→ **EXERCISE PROMPT**
Pull out each line of the records holding the string "this".

[Source code of charts]
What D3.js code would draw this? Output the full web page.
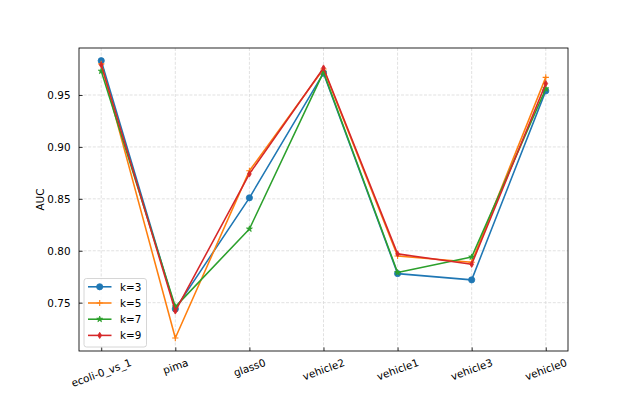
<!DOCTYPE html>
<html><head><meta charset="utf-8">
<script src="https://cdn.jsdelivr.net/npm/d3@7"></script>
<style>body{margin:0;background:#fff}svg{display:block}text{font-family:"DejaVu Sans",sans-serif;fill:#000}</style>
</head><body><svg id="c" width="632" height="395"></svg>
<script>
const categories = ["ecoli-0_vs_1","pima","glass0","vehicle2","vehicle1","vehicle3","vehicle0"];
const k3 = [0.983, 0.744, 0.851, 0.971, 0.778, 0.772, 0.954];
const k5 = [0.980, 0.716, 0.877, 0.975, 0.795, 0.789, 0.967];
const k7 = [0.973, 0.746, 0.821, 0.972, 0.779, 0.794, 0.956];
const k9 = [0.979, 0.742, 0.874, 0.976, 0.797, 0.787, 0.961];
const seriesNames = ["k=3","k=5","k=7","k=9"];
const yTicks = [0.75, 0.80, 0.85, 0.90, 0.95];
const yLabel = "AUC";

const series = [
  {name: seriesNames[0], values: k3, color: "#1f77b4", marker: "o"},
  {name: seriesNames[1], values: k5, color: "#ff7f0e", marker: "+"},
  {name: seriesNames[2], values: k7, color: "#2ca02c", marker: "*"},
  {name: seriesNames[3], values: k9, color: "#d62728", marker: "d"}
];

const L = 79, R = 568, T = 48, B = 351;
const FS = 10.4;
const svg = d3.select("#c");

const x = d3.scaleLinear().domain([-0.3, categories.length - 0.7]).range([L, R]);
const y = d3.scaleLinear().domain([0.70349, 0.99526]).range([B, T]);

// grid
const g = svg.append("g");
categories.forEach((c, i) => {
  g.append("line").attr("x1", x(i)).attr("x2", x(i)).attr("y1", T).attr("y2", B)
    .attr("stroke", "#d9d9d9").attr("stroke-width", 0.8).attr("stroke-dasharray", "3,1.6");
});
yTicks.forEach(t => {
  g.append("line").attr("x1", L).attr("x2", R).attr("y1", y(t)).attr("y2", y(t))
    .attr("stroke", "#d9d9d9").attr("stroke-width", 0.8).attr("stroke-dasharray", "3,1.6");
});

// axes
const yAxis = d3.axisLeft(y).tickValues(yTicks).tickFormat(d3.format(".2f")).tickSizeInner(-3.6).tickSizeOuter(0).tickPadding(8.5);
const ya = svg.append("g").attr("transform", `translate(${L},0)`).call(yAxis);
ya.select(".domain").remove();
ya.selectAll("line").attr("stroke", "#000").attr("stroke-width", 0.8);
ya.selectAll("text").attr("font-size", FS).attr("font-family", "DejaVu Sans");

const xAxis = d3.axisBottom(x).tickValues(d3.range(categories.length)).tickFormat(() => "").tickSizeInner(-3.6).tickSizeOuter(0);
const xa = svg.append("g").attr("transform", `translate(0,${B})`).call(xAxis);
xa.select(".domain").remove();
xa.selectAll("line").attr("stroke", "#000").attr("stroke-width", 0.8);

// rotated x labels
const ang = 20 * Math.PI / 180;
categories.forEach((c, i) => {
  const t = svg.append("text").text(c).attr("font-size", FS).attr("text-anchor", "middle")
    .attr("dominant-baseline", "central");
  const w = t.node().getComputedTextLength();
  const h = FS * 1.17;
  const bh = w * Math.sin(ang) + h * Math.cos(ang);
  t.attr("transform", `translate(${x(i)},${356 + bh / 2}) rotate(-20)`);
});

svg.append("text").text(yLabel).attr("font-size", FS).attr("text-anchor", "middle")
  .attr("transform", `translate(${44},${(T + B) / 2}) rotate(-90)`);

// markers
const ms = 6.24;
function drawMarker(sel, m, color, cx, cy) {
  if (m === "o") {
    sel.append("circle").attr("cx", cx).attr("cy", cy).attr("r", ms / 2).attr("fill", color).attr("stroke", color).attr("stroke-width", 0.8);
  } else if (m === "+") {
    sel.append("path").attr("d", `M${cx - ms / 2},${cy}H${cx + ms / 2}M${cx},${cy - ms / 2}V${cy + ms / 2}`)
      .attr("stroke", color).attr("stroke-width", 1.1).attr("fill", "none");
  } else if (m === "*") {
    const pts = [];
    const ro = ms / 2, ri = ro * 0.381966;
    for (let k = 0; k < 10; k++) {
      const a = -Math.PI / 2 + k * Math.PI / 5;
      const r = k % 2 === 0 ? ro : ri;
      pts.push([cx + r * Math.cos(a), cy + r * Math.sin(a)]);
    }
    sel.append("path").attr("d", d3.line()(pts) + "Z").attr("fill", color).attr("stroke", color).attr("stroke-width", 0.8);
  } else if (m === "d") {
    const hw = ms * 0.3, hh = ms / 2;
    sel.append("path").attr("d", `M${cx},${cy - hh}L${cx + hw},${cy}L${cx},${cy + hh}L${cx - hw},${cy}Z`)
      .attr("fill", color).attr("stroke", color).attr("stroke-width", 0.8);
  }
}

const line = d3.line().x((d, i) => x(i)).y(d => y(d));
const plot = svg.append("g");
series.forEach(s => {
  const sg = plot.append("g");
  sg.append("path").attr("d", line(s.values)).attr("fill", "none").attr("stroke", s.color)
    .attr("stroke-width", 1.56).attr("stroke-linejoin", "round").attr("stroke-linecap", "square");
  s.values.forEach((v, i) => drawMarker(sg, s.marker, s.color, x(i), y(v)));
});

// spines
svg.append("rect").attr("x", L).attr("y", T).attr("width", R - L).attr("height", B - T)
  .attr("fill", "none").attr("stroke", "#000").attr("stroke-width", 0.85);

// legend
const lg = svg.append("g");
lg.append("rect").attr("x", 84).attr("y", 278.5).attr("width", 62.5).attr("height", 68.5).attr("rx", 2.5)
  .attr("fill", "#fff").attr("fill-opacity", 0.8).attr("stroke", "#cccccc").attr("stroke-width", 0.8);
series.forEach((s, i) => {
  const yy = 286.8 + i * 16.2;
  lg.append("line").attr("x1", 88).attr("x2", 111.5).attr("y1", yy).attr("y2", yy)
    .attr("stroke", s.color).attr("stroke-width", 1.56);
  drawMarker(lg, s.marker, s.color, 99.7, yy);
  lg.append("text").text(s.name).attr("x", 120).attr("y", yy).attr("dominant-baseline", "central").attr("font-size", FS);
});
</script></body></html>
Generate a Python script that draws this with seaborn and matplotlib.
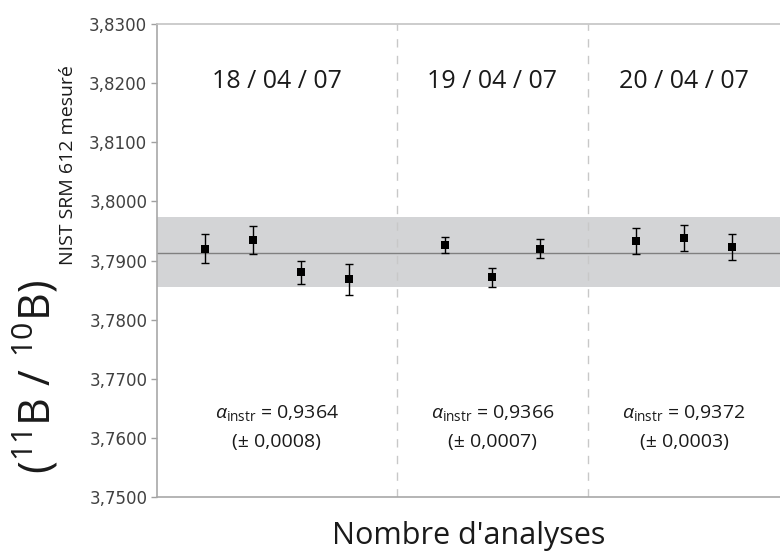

→ **WRITTEN RESPONSE**
What D3.js code would draw this? Output the full web page.
Generate a Python script that draws this with seaborn and matplotlib.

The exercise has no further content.